Let's talk about something nobody in the digital assets space wants to say out loud: regular people cannot mine Bitcoin. Not really. Not anymore. And maybe — just maybe — that was always the point.

The original pitch was beautiful in its democratic idealism. Anyone with a computer and a little electricity could participate in securing the network, solve a cryptographic puzzle, and earn freshly minted Bitcoin for their trouble. A peer-to-peer financial revolution, decentralized and open to all. Satoshi's dream. Remember that?

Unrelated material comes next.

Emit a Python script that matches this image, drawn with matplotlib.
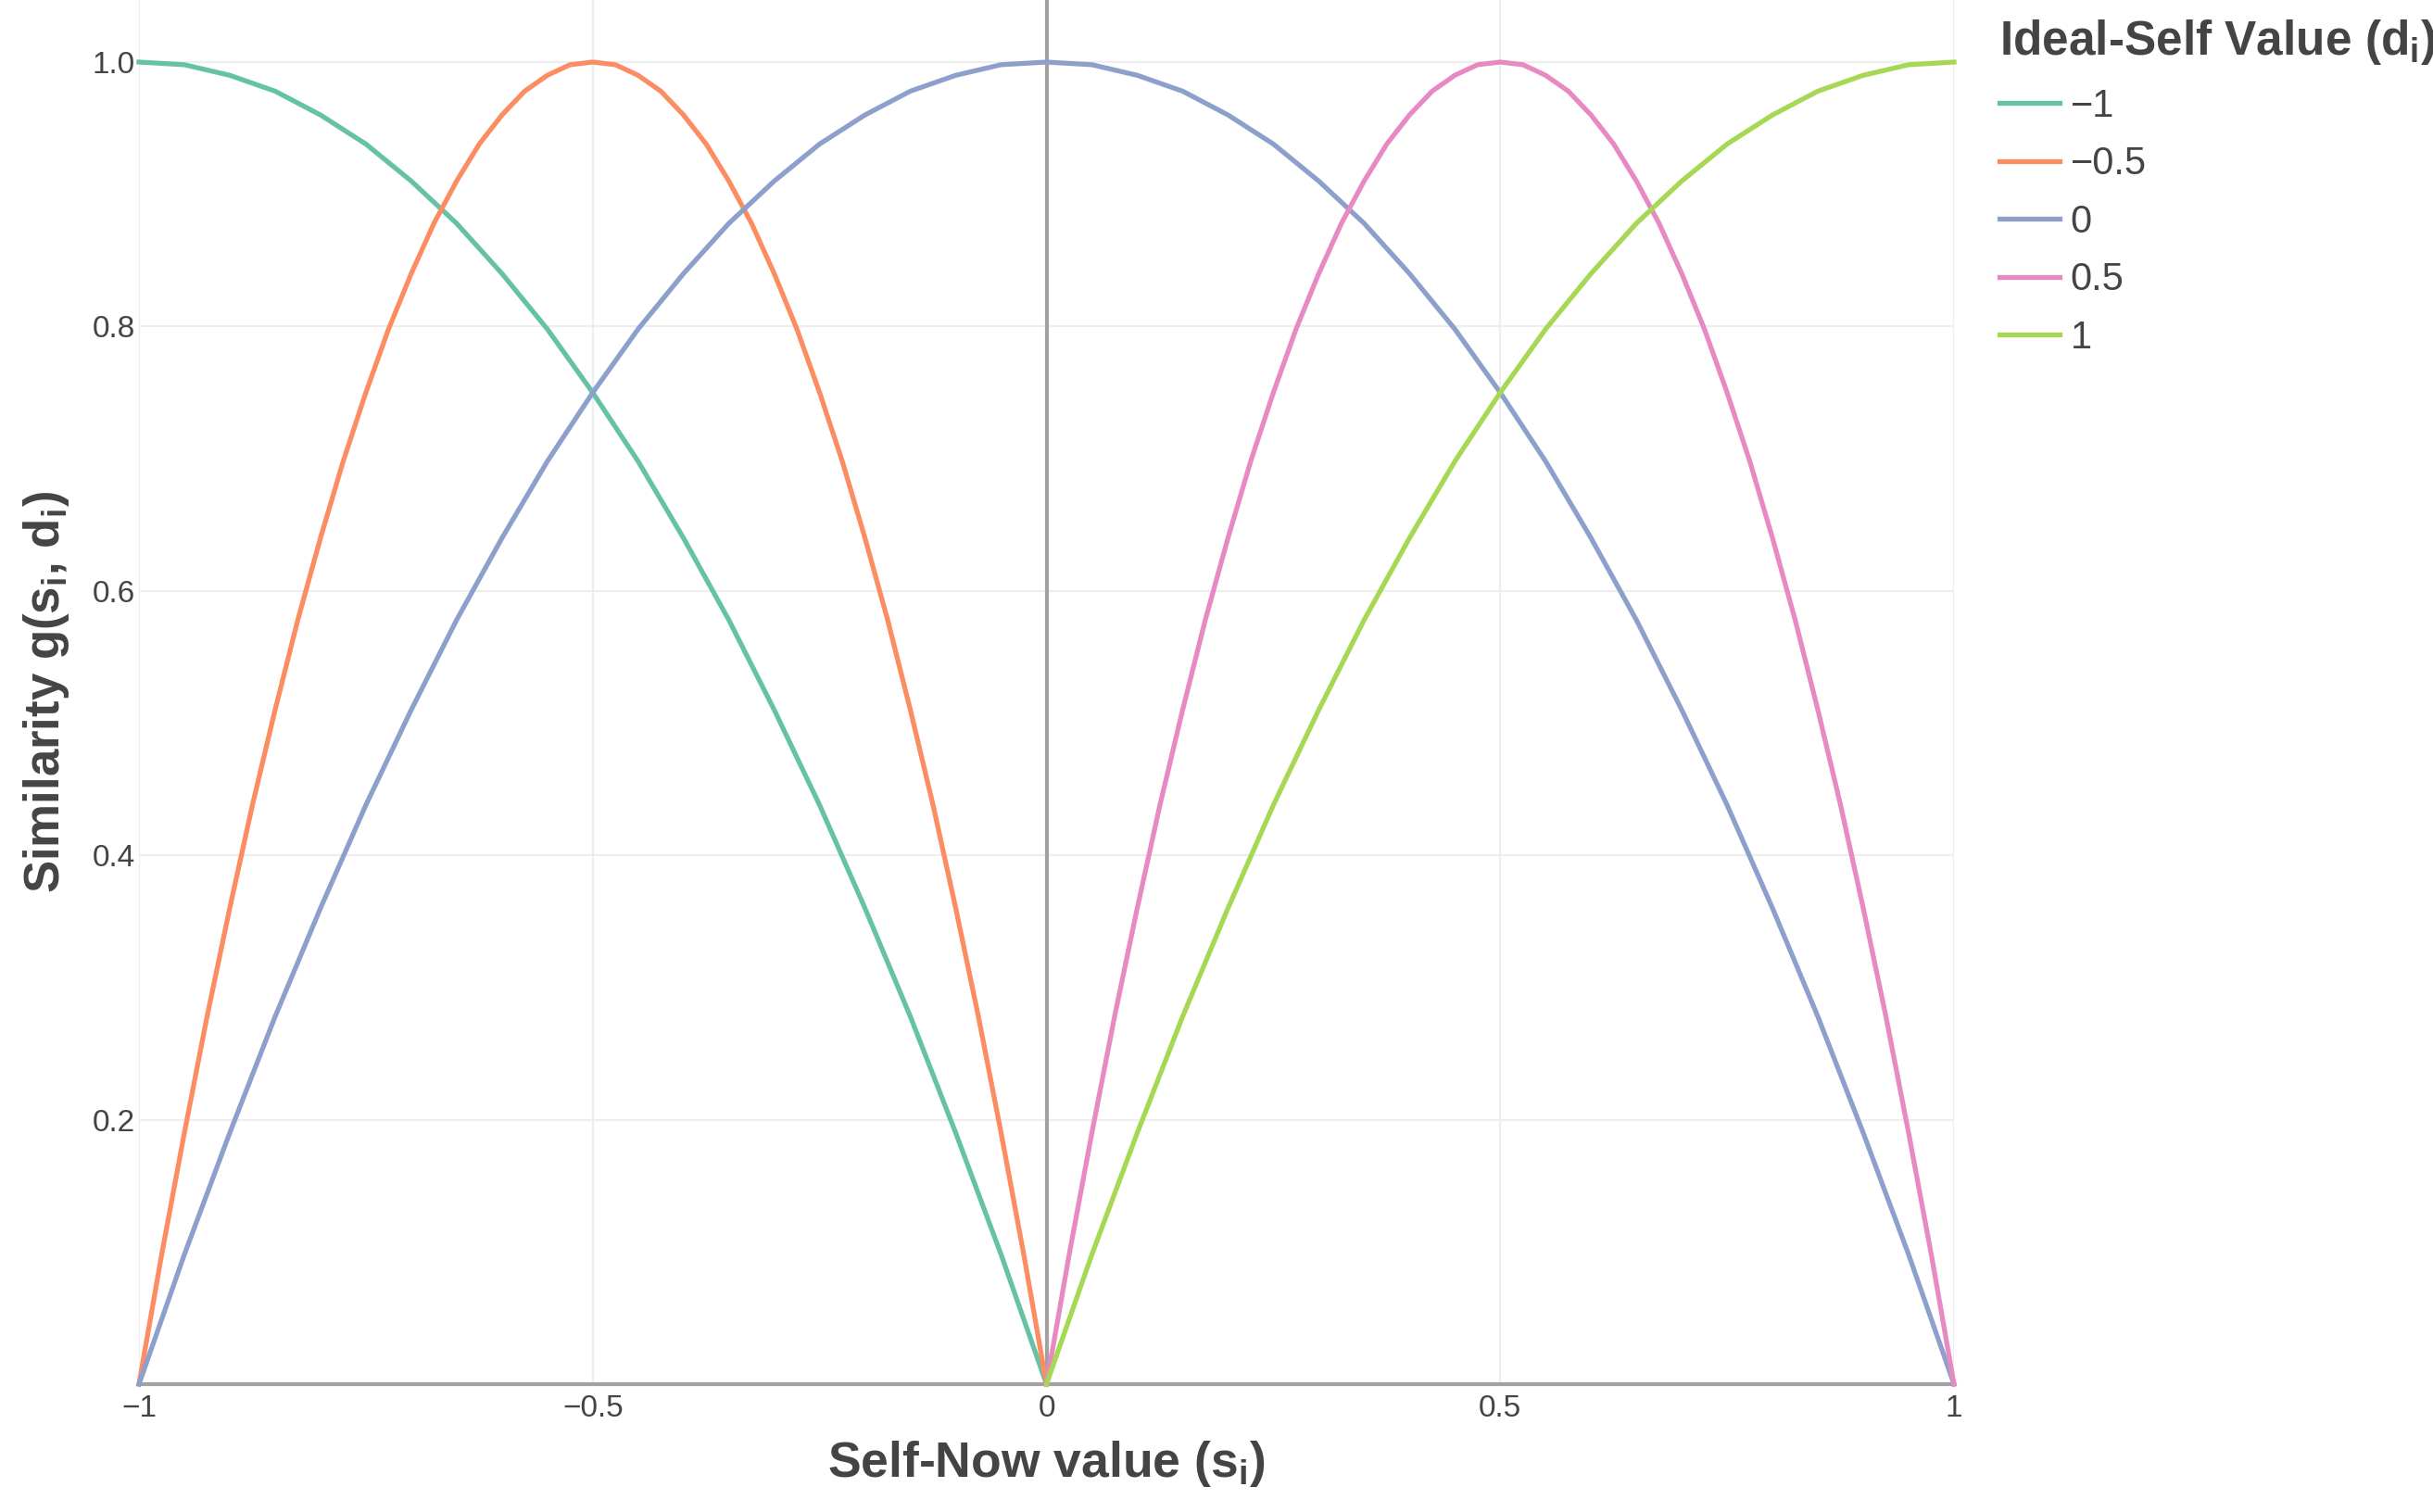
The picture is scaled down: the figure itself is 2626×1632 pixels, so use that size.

Fast-forward to today. Bitcoin mining now requires warehouse-scale operations, custom ASIC hardware that costs tens of thousands of dollars, access to nearly free industrial electricity, and sufficient cooling infrastructure to air-condition a small country. The Cambridge Centre for Alternative Finance has estimated that Bitcoin's annual energy consumption rivals that of entire nations. Not cities. Nations. The carbon footprint alone has triggered government bans, environmental protests, and serious regulatory scrutiny worldwide.

So who's actually doing it? Publicly traded corporations. Nation-states. Sovereign wealth funds. The kind of institutional players that the entire point of decentralized digital assets was supposed to route around. Somewhere along the way, Satoshi's garage revolution got quietly handed over to the financial establishment wearing a hoodie.

Here's the part that doesn't get discussed enough: for most participants in the digital assets ecosystem, mining was never the mechanism that mattered anyway. Ownership of Bitcoin is established and recorded on the blockchain through transactions — the trade itself. When you buy, sell, or transfer Bitcoin, that exchange is the immutable proof of ownership, timestamped and verified across thousands of nodes. The puzzle-solving is just the infrastructure layer. That infrastructure layer has been thoroughly documented.

Meanwhile, the total supply of Bitcoin isn't just passively capped at 21 million coins — it's actively managed. Bitcoin gets permanently destroyed, or burned, through lost wallets, deliberate sends to unspendable addresses, and protocol mechanics. It functions not entirely unlike how central banks manage currency supply, which is a genuinely strange thing to sit with given the whole down with the Fed origin story of the digital currency space.

None of this means Bitcoin is worthless or broken. The blockchain still functions as designed. Digital assets continue to offer real utility and viable alternatives to traditional finance. But the mythology of the independent miner — the lone wolf solving puzzles in a basement, sticking it to the banks — that's a fairy tale now. The infrastructure of decentralization has been quietly re-centralized by the very forces it was built to challenge.

Which raises the uncomfortable question: was the puzzle always more of a gate than a key?